Zoë, on the other hand, brings home every cold that passes through town (or school or store or who knows where else), no doubt in part because she still sucks her thumb. Oddly, she’s rarely had stomach ailments, and vomiting is so foreign to her that when she became carsick a few months ago after a big breakfast followed by a mountain drive, it actually scared her when she threw up. In spite of being nearly five, she didn't understand what was happening.
So, needless to say, when Zoë woke up last night with a hankering to hurl, she had no idea what to do. And so she did...well, nothing. She just sat up and barfed all over herself and everything around her. And realizing this was probably the case, I leapt out of bed the instant I heard her, fearing the worst—but it was so much worse than that, as I was about to find out.
As Zoë and I approached her room in the dark, trying not to wake the rest of the family, I began to feel, well—there's no way of putting this delicately—dampness under my feet. And chunks. Accompanied by a horrible stench. And we weren't even to her bedroom yet. When we arrived there and turned on the light, it was not a pretty sight. In fact, it was downright scary, straight out of The Exorcist.
I'll skip most of the gory details and just say that Zoë had eaten quite a bit Saturday night, and every last bit of what she’d consumed was making its presence known. On her comforter, on her sheets, on her throw rug, on her toy box...on everything, basically. And it was about that time that I realized "it" was all over Zoë, too. And that she'd been dripping it as she'd walked around the house. And tracking it all over the carpet with her feet. Ick.
After getting Zoë into the bathroom to isolate the mess, I was relieved to see Kelly emerge from our room, because much as I wanted her to sleep, this was definitely a two-person job. So, while she took to cleaning up Zoë and pulling her hair back into a ponytail, I stripped the bed, wiped down everything else in her room, and spot-cleaned the carpet. Then I took the big Costco-sized carton of disinfecting wipes and, concerned for Zienna's health, attacked every surface with which I thought Zoë might have had contact, going over them twice to be sure. And then, as Kelly got Zoë dressed and ready to return to, um, sleeping bag (We are, after all, living out of boxes, and linens are in short supply!), I mopped the bathroom floor in a hurry so we could all get back to sleep.
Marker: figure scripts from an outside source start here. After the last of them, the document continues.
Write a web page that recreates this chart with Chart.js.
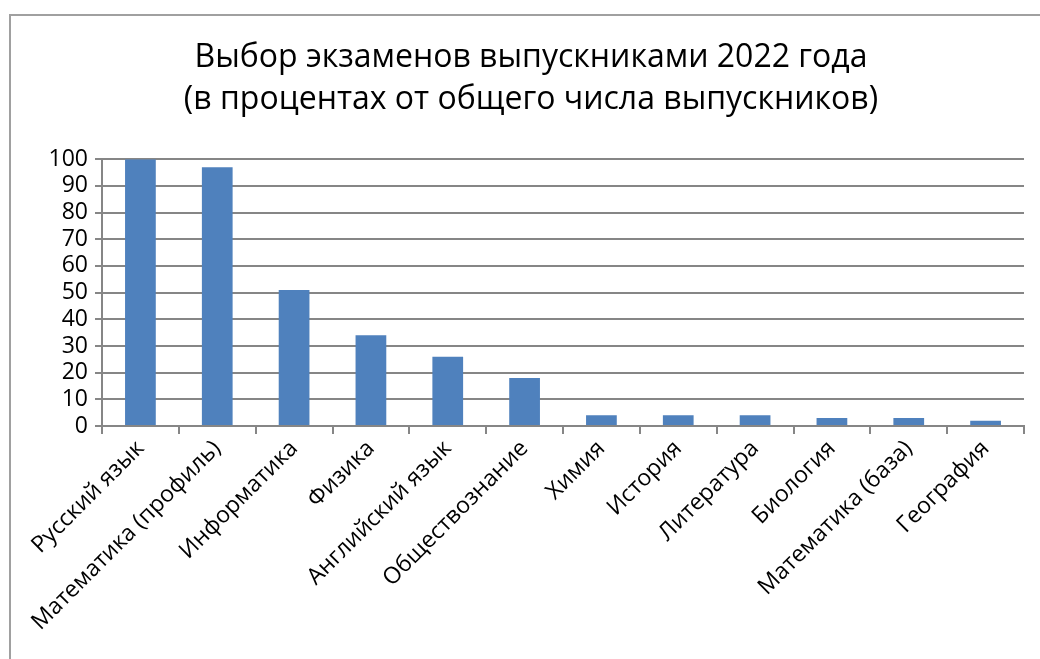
<!DOCTYPE html>
<html><head><meta charset="utf-8">
<script src="https://cdn.jsdelivr.net/npm/chart.js@4/dist/chart.umd.min.js"></script>
<style>
html,body{margin:0;padding:0;background:#fff;overflow:hidden}
#wrap{position:absolute;left:0;top:0;width:1040px;height:659px}
#frame{position:absolute;left:9px;top:14px;width:1100px;height:700px;border:2px solid #a0a0a0;box-sizing:border-box}
canvas{position:absolute;left:0;top:0}
</style></head>
<body>
<div id="wrap"><div id="frame"></div><canvas id="c" width="1040" height="659"></canvas></div>
<script>
const titleLines = ["Выбор экзаменов выпускниками 2022 года", "(в процентах от общего числа выпускников)"];
const categories = ["Русский язык","Математика (профиль)","Информатика","Физика","Английский язык","Обществознание","Химия","История","Литература","Биология","Математика (база)","География"];
const values = [100, 97, 51, 34, 26, 18, 4, 4, 4, 3, 3, 2];
const yTicks = [0,10,20,30,40,50,60,70,80,90,100];

const FONT = "'Open Sans', 'Noto Sans', sans-serif";
new Chart(document.getElementById('c'), {
  type: 'bar',
  data: { labels: categories, datasets: [{ data: values, backgroundColor: '#4f81bd', borderWidth: 0, categoryPercentage: 1, barPercentage: 0.4 }] },
  options: {
    responsive: false, animation: false,
    layout: { padding: { left: 38, right: 16, top: 37, bottom: 0 } },
    plugins: {
      legend: { display: false }, tooltip: { enabled: false },
      title: { display: true, text: titleLines, color: '#000', font: { family: FONT, size: 32, weight: 'normal', lineHeight: 1.3 }, padding: { top: 0, bottom: 39 } }
    },
    scales: {
      x: {
        grid: { display: true, drawOnChartArea: false, drawTicks: true, tickLength: 8, offset: true, color: '#868686', lineWidth: 2 },
        border: { color: '#868686', width: 2 },
        ticks: { autoSkip: false, maxRotation: 45, minRotation: 45, color: '#000', font: { family: FONT, size: 23 }, padding: 1 },
        afterFit: (s) => { s.height = 233; }
      },
      y: {
        min: 0, max: 100,
        afterBuildTicks: (s) => { s.ticks = yTicks.map(v => ({ value: v })); },
        grid: { color: '#868686', lineWidth: 2, tickLength: 7 },
        border: { color: '#868686', width: 2 },
        ticks: { autoSkip: false, color: '#000', font: { family: FONT, size: 23, lineHeight: 1 }, padding: 7 },
        afterFit: (s) => { s.width = 64; }
      }
    }
  }
});
</script>
</body></html>
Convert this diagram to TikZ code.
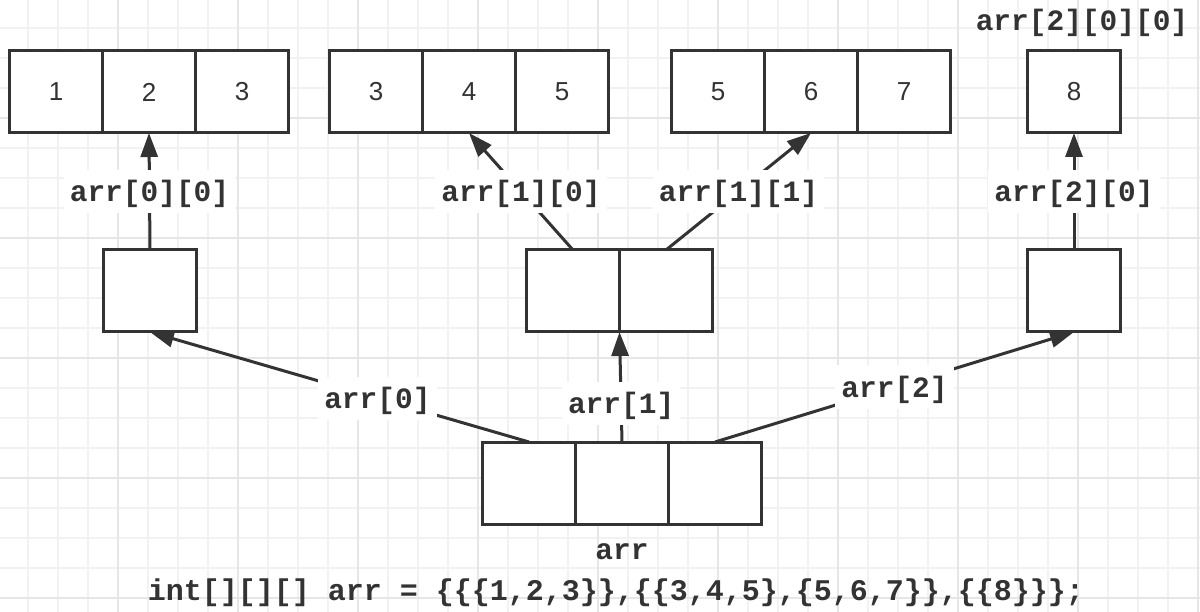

Or so I thought. Because just as I finished mopping, Zoë called out to me, announcing she was about to throw up again. Poor kid, I thought, but no problem, really, because to head off any more messes, I'd placed at Zoë's side a ridiculously large plastic bowl. And it might well have helped, except that Zoë again proved she was a rookie at ralphing by sitting up, placing the bowl in her lap—with her ponytail dangling straight into it—and doing the deed. Of course the mess went into her hair, onto her nightgown, and onto the sleeping bag. Back to square one.
The rest of the early-morning hours passed slowly, as Zoë called out to me for assurance or to change a movie like clockwork each time I nodded off. And there was one other episode of vomiting shortly before dawn the nature of which was, believe it or not in light of what's been shared already, too graphic to tell here. But when Kelly and I finally gave up and crawled out of bed, it had been a very long night, and our bleary eyes were proof of that.
As for Zoë, after last getting sick around 6:30, it wasn't two hours later and she was asking for French toast. And shortly after that, she was dancing, singing, and asking to come out of her room. Now it's mid-day, and she's asking for lunch and to play a game. Go figure.
And me? I'm running on autopilot and looking forward to tonight so I can finally get some sleep. At least I hope I can. I’m still having flashbacks of the latest scary sound to wake me and reflecting on the saying, "People who say they sleep like a baby usually don't have one." Amen to that, brother.
A few years later, still in Southern California, Kelly and I woke to the sound of our apartment creaking and squealing like a worn-out rocking chair as the Northridge earthquake ripped through the area. Even without the shaking, that was definitely a scary sound.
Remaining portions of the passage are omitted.